Member of the Iraqi Parliament
- Incumbent
- Assumed office 2025
- Parliamentary group: Patriotic Union of Kurdistan
- Constituency: Kirkuk
- In office 2021–2025
- Parliamentary group: Kurdistan Coalition (Ran independently, announced affiliation with the Kurdistan Coalition later)
- Constituency: Kirkuk
- In office 2018–2021
- Parliamentary group: Patriotic Union of Kurdistan
- Constituency: Kirkuk

Personal details
- Born: June 28, 1980 (age 46) Kirkuk, Ba'athist Iraq
- Party: Patriotic Union of Kurdistan
- Other political affiliations: Kurdistan Coalition
- Occupation: Politician

= Dilan Ghafour =

Iraqi Kurdish Politician (Born 28 June 1980)

Dilan Ghafour Salih (دیلان غەفور ساڵح / دیلان غفور صالح) or known as simply Dilan Ghafour (دیلان غەفور / ديلان غفور) (Born 28 June 1980) is an Iraqi Kurdish politician who has served in the Iraqi Council of Representatives since 2018. Ghafour is also an active member of the Patriotic Union of Kurdistan.

== Early life ==
Ghafour was born on June 28, 1980, in Kirkuk, Ba'athist Iraq.

== Political career ==
Ghafour has served as a member of the Iraqi Council of Representatives for three terms.

=== 2018 Iraqi parliamentary election ===
In the 2018 Iraqi parliamentary election, Ghafour was a candidate for the Patriotic Union of Kurdistan in Kirkuk Governorate. She received 12,509 votes and secured a seat in the Iraqi parliament.

==== Economy & Investments Committee ====
For the Fourth term of the Iraqi parliament, on November 10, 2018, Ghafour was elected as a member of the Economy & Investments Committee in the Parliament.

=== 2021 Iraqi parliamentary election ===
For the 2021 Iraqi parliamentary election Ghafour ran as an independent candidate She received 21,510 votes and secured a seat in the parliament.

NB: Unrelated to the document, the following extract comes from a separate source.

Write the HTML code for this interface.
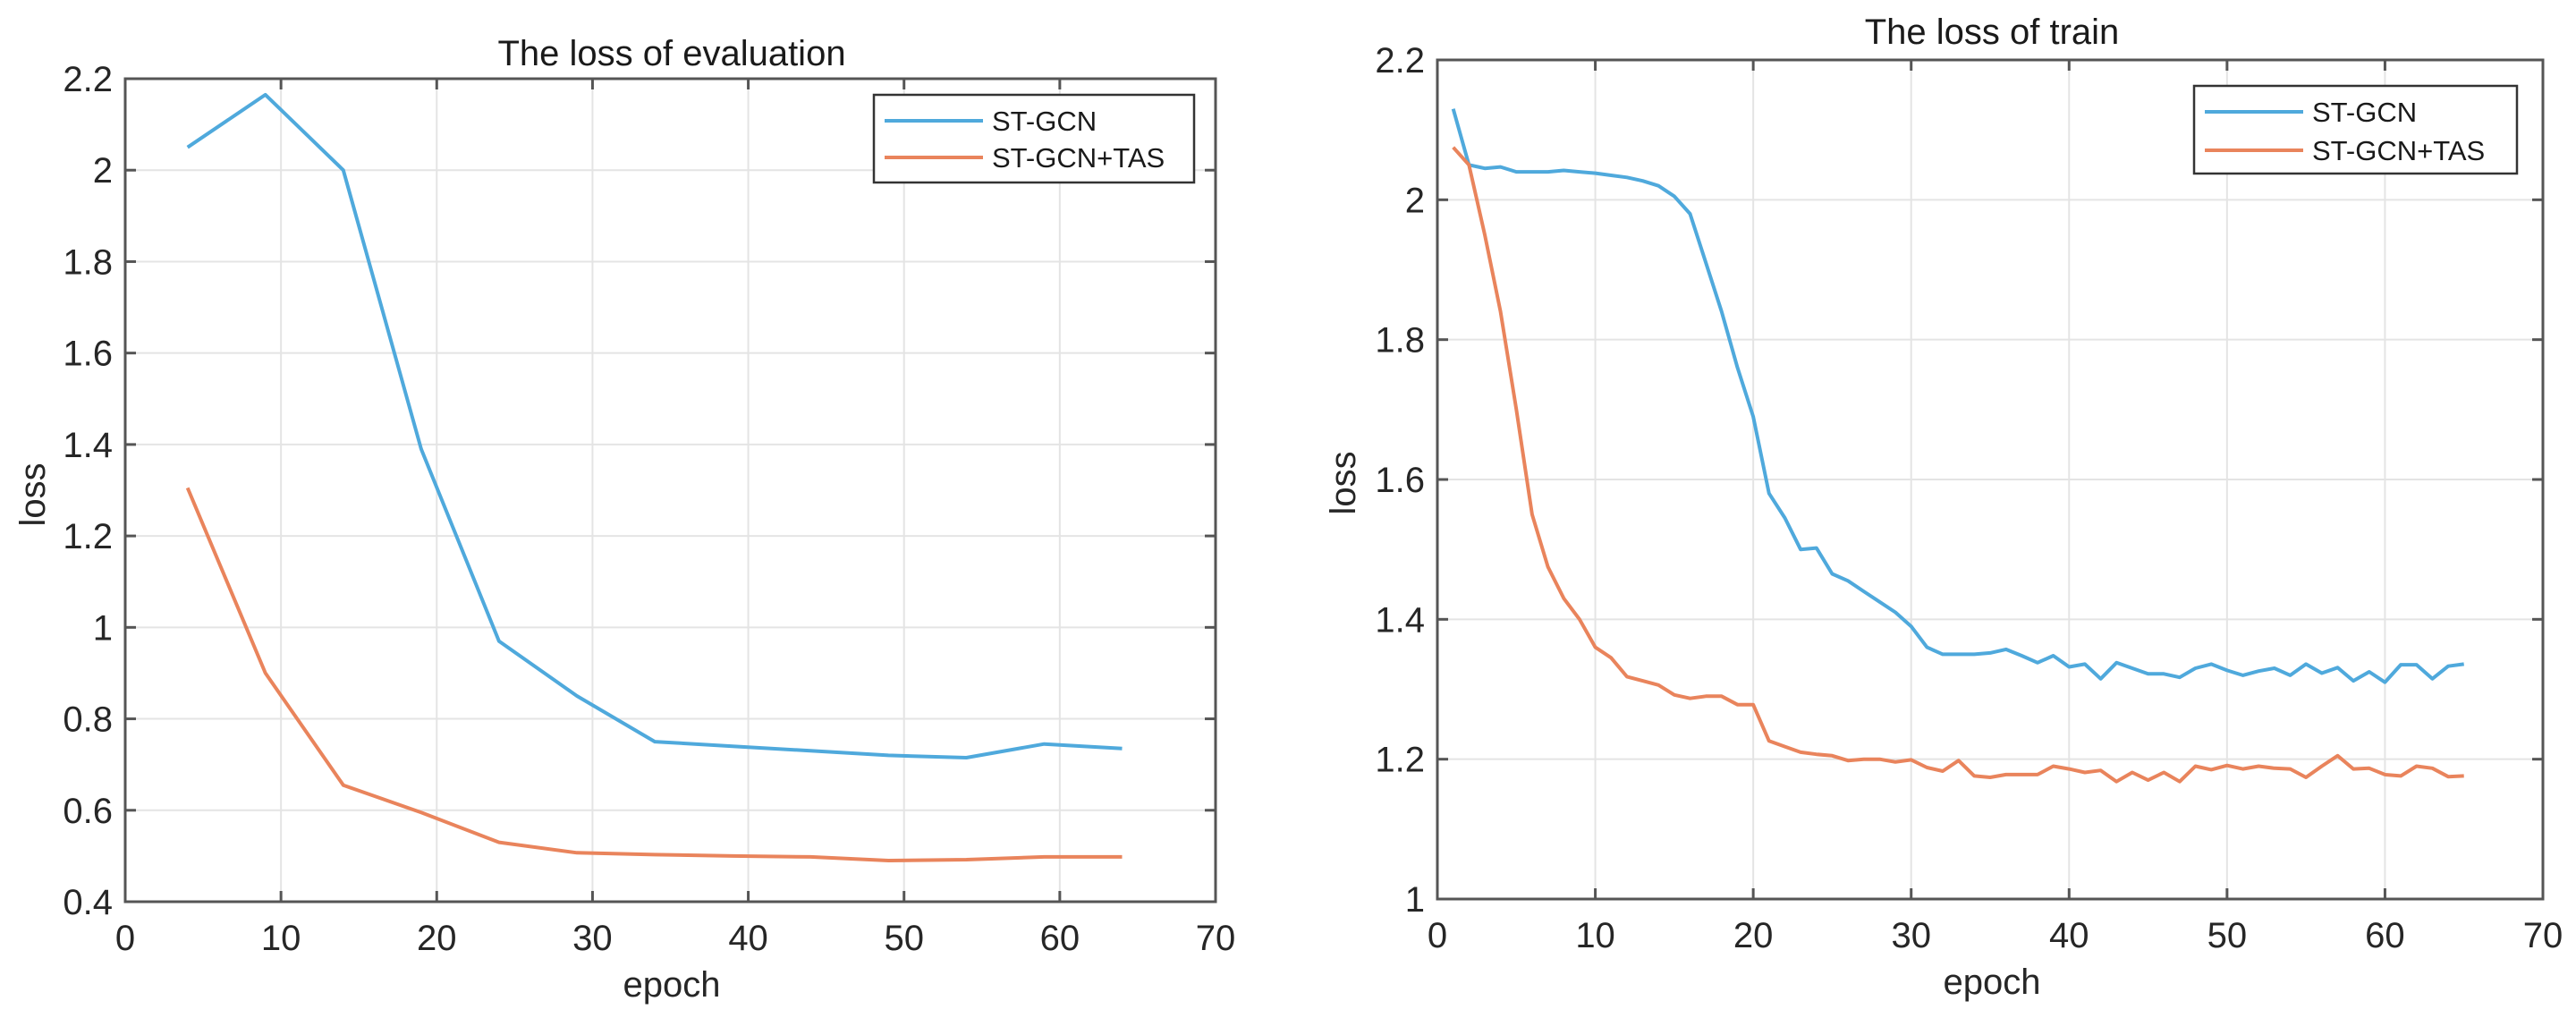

Although Ghafour ran independently for the election she later on announced that she is affiliated with the Kurdistan Coalition between the Patriotic Union of Kurdistan and the Gorran Movement.

==== Foreign Relations committee ====
On May 11, 2022, Ghafour was elected as a member of the Foreign Relations Committee for the fifth term in the Iraqi parliament.

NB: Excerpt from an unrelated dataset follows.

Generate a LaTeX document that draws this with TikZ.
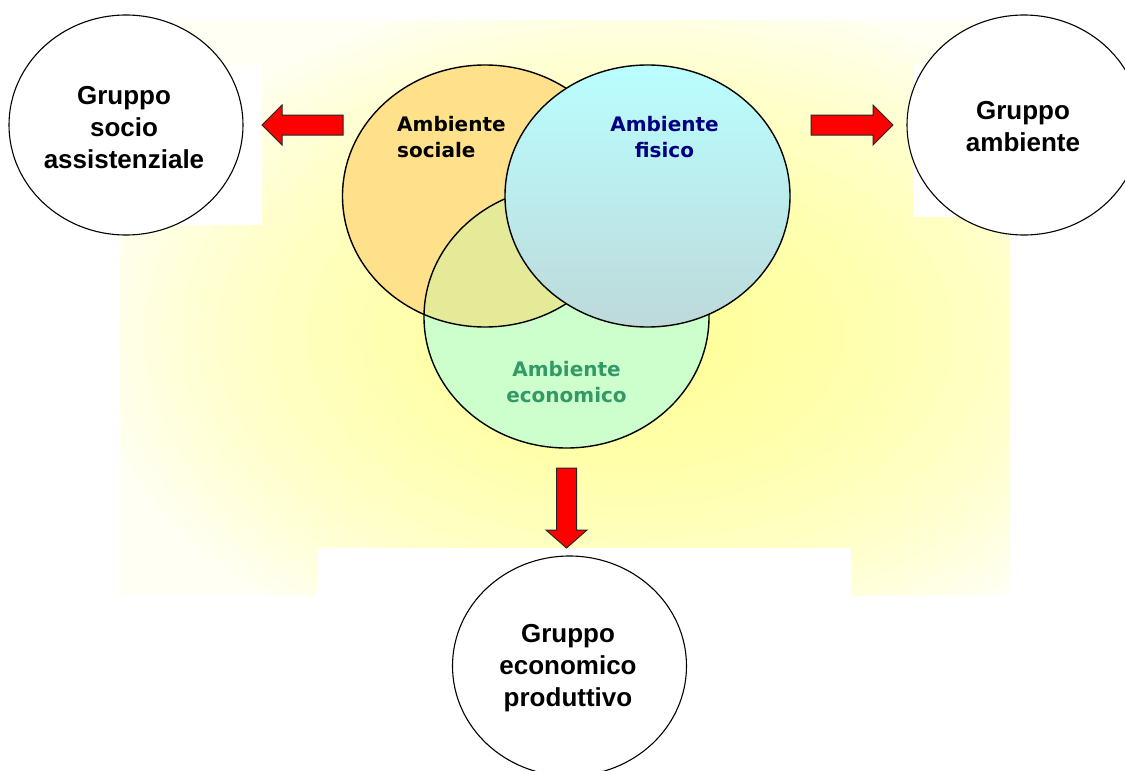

On January 29, 2023, Ghafour was elected as the chairperson of the committee, with Jabar al-Kinnani and Wasi al-Aasi and her deputies.

=== 2025 Iraqi parliamentary election ===
For the 2025 Iraqi parliamentary election Ghafour was candidate number 7 for the Patriotic Union of Kurdistan (PUK) in Kirkuk. Ghafour received 6,865 votes and secured a seat in the Iraqi parliament.

==== Finance Committee ====
On April 9, 2026, Ghafour was elected as a member of the Finance Committee in the Iraqi parliament.